- Young Prospero: [first lines; riding together, they come across a hanged man] Do you know what crime this man committed, Machiavel?
- Machiavel: All crimes exact the same punishment.
- Young Prospero: It's easy to kiil.
- Machiavel: [glancing at his pupil] Not even Death can look on your father's excesses with approval.
- Young Prospero: My rule will be different.
- Machiavel: You're a good pupil, Prospero. When your turn comes, I hope you'll remember that there's more justice in this world than mercy... and little enough justice.
- Young Prospero: You've been a good tutor, Machiavel.
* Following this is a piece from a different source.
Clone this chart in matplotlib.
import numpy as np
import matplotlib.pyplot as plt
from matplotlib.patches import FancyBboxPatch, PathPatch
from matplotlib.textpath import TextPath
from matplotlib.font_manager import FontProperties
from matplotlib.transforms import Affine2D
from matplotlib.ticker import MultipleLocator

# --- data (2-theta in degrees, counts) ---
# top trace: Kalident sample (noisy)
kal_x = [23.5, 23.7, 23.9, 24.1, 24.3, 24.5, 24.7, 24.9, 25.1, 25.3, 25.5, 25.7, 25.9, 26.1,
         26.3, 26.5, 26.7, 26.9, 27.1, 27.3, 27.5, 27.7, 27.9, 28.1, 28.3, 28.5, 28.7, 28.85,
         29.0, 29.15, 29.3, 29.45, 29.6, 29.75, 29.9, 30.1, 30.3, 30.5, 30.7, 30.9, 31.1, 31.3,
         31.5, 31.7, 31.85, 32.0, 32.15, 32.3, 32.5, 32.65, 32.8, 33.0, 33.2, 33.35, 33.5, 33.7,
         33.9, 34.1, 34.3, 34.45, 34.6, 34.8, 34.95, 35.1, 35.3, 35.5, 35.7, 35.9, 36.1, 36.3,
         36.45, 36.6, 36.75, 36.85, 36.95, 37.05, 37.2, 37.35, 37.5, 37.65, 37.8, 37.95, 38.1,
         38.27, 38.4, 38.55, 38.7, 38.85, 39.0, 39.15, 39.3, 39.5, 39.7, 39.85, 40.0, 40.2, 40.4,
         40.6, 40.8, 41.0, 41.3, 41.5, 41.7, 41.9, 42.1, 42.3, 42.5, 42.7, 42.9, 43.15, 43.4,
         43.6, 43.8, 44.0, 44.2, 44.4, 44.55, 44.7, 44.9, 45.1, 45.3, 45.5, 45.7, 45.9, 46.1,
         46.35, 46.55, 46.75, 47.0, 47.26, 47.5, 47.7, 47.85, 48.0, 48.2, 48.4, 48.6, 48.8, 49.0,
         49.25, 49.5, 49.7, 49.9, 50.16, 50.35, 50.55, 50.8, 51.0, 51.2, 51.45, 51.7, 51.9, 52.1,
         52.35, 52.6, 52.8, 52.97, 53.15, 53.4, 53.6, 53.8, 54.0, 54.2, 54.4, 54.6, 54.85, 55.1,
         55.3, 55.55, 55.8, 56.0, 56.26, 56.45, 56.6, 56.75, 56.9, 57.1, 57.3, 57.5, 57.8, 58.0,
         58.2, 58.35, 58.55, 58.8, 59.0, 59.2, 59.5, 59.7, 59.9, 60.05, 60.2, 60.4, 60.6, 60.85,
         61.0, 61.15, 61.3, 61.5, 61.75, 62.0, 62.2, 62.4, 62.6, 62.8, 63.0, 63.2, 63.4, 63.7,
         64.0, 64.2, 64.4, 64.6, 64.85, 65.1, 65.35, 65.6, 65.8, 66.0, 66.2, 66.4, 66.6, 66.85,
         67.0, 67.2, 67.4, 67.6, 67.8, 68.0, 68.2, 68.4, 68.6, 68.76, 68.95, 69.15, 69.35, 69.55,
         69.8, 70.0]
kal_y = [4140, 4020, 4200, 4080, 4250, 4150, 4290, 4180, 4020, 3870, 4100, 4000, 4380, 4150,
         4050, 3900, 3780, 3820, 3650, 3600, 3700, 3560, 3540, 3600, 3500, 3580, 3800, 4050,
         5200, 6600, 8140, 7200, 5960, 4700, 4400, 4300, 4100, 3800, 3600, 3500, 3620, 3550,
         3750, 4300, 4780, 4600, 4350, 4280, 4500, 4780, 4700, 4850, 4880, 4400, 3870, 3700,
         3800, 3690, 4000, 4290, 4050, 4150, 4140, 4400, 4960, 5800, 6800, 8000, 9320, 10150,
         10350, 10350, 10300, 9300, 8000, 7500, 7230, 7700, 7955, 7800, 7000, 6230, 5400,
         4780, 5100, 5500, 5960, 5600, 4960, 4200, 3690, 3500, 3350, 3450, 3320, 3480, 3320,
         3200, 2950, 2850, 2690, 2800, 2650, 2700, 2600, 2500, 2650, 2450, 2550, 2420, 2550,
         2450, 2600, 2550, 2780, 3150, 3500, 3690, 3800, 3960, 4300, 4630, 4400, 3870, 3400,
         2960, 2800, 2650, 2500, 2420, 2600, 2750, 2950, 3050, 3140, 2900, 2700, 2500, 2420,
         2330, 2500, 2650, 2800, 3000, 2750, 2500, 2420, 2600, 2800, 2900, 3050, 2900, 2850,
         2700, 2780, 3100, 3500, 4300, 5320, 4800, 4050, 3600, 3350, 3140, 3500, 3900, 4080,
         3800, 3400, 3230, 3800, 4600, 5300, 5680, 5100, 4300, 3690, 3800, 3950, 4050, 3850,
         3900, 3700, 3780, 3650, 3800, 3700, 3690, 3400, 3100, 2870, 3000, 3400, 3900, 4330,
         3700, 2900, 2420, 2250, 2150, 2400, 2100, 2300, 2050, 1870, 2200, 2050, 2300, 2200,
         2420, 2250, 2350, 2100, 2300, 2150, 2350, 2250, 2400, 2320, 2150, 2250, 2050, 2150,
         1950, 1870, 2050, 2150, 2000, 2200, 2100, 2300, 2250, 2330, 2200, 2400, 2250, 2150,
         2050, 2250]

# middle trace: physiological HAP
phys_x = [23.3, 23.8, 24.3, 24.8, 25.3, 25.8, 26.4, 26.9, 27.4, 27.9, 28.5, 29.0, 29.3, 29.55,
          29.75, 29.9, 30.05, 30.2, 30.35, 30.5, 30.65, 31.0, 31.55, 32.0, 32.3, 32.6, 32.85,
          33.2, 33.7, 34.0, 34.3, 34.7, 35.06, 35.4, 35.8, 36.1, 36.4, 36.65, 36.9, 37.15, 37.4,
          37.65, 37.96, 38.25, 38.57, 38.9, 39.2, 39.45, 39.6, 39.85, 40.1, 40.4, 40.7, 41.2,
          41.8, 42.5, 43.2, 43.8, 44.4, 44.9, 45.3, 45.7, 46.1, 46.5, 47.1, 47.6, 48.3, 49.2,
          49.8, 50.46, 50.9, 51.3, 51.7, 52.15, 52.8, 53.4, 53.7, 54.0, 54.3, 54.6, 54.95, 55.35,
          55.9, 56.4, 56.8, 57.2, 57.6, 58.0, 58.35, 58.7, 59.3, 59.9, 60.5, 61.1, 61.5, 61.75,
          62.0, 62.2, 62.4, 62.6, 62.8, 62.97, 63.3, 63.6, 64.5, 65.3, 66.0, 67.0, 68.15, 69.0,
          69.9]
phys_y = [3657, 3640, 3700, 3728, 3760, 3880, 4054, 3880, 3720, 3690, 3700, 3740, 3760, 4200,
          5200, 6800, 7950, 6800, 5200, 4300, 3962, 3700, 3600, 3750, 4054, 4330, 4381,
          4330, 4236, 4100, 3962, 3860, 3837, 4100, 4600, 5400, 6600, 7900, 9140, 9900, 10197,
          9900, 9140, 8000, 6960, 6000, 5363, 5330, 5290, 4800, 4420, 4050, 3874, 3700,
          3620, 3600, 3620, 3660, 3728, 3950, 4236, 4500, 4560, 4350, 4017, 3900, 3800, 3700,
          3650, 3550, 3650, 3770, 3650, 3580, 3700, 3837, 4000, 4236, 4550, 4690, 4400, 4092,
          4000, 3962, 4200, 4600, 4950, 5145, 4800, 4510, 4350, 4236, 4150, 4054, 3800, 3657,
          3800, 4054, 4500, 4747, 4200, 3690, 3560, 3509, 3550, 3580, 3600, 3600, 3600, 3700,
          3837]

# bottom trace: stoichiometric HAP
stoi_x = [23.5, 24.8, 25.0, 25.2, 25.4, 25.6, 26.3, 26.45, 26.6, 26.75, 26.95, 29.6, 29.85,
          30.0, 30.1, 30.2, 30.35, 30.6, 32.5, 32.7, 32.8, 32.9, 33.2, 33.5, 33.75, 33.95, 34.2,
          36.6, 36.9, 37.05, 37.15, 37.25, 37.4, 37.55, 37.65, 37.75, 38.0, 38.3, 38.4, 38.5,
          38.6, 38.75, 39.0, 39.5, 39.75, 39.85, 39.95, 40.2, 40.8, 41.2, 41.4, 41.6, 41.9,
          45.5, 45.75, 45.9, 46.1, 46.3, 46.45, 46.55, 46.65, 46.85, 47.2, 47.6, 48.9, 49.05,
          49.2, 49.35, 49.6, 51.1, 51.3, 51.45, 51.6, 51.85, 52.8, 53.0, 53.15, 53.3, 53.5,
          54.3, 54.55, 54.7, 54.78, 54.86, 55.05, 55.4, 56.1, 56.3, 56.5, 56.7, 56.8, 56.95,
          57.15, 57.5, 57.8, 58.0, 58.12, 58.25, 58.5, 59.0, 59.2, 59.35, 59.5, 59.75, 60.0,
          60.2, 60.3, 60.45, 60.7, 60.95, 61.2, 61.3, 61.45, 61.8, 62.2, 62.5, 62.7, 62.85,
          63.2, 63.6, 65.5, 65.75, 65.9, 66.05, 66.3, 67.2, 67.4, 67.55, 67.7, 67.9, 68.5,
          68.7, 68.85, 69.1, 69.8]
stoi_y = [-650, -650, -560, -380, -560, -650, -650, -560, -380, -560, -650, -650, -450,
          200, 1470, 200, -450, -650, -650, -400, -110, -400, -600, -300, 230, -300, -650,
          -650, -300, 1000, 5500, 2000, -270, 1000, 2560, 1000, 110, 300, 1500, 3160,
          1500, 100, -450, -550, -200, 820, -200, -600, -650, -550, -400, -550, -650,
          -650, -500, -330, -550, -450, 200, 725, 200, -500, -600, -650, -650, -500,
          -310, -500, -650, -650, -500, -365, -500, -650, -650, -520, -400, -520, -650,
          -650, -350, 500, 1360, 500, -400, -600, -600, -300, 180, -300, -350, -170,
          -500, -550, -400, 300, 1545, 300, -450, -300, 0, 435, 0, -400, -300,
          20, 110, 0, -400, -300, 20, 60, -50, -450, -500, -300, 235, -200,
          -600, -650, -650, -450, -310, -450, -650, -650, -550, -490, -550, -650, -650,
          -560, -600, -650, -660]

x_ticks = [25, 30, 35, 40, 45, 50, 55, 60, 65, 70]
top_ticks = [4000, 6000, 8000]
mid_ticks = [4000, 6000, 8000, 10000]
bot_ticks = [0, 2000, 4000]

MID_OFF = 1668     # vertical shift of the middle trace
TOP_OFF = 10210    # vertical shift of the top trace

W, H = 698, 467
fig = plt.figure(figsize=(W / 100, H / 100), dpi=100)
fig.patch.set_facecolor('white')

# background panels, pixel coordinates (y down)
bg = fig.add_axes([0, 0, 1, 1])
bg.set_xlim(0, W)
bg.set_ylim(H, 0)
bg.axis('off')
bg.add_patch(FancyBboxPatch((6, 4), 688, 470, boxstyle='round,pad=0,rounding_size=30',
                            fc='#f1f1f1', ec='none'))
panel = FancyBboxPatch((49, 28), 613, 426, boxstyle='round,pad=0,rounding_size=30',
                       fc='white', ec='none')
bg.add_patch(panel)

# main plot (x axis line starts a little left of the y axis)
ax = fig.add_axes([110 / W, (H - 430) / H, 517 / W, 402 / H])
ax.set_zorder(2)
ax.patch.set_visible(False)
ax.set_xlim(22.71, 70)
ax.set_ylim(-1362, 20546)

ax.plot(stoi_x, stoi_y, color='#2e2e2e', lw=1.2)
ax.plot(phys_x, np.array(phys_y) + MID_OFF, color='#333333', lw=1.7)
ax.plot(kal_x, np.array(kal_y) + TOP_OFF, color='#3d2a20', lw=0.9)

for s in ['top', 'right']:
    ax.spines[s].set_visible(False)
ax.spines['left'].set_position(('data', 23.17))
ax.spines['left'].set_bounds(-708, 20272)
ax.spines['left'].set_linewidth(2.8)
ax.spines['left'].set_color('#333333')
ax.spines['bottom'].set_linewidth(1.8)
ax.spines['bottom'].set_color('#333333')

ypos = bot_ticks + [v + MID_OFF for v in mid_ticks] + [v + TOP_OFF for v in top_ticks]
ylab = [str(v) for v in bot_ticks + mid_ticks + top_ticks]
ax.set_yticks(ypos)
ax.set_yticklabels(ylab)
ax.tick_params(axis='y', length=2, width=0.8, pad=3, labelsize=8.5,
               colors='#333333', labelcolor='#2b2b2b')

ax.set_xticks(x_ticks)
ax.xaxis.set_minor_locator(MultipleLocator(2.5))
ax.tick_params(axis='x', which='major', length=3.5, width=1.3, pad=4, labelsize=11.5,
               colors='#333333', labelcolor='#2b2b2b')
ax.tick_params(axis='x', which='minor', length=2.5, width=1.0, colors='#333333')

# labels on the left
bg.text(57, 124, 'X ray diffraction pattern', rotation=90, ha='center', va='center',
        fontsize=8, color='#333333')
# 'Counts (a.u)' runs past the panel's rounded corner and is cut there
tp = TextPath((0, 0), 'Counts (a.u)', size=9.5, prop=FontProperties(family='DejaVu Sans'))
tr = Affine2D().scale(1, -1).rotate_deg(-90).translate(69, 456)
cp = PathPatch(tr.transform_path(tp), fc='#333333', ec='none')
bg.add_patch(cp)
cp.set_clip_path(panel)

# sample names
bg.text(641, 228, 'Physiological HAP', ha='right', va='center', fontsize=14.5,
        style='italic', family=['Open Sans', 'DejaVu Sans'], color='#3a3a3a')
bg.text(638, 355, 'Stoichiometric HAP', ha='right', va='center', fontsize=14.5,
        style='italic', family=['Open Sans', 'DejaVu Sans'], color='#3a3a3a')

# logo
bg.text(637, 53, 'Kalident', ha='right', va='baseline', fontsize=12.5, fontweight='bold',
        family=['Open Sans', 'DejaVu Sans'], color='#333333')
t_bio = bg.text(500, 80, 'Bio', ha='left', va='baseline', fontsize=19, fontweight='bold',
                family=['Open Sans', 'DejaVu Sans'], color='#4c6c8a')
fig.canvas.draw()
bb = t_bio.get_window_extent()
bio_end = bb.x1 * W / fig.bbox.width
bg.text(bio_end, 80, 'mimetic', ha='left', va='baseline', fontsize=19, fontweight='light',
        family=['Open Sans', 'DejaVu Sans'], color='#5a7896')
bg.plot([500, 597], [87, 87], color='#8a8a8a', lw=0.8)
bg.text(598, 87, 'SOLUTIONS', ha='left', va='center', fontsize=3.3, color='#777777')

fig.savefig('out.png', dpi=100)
- Machiavel: Well, if I've helped lighten the weight of generations, then my energies will be well spent.
- Young Prospero: I won't disappoint you.
- Machiavel: It's yourself you'd best not disappoint.
- Julietta: [to Paolo, the lecherous land-owner, whom she's just knocked down] You may own the land, Paolo, but you don't own the she-goats!
- Machiavel: [who's just entered the Great Hall in his Red Death costume] I have a riddle, young pupil... when a man invades Death's domain, where is Death to go?
- Machiavel: [now fully realized as The Red Death] How do you like the face of your tutor, Prospero? I had a dream, dear pupil... and in it I died, the first victim of the Red Death. I entered the realm of the Dead... came face to face with the Master himself, but Death wouldn't let me rest... sent me back to the realm of the living to be his messenger... and it seems, my pupil, that you are fouling his name!
- Prospero: How can the name of Death be fouled?
- Machiavel: There's only one fairness in life... and that's the fairness of Death. Death doesn't choose between rich and poor... young, old... man, woman... but you, dear pupil, have taken it on yourself to decide who lives and who dies, and there's no fairness in that! When you invade the domain of a neighbor, isn't it to be expected that the neighbor will retaliate?
- Prospero: You tutored me too well, old friend!
- Machiavel: [shakes his head] Not well enough.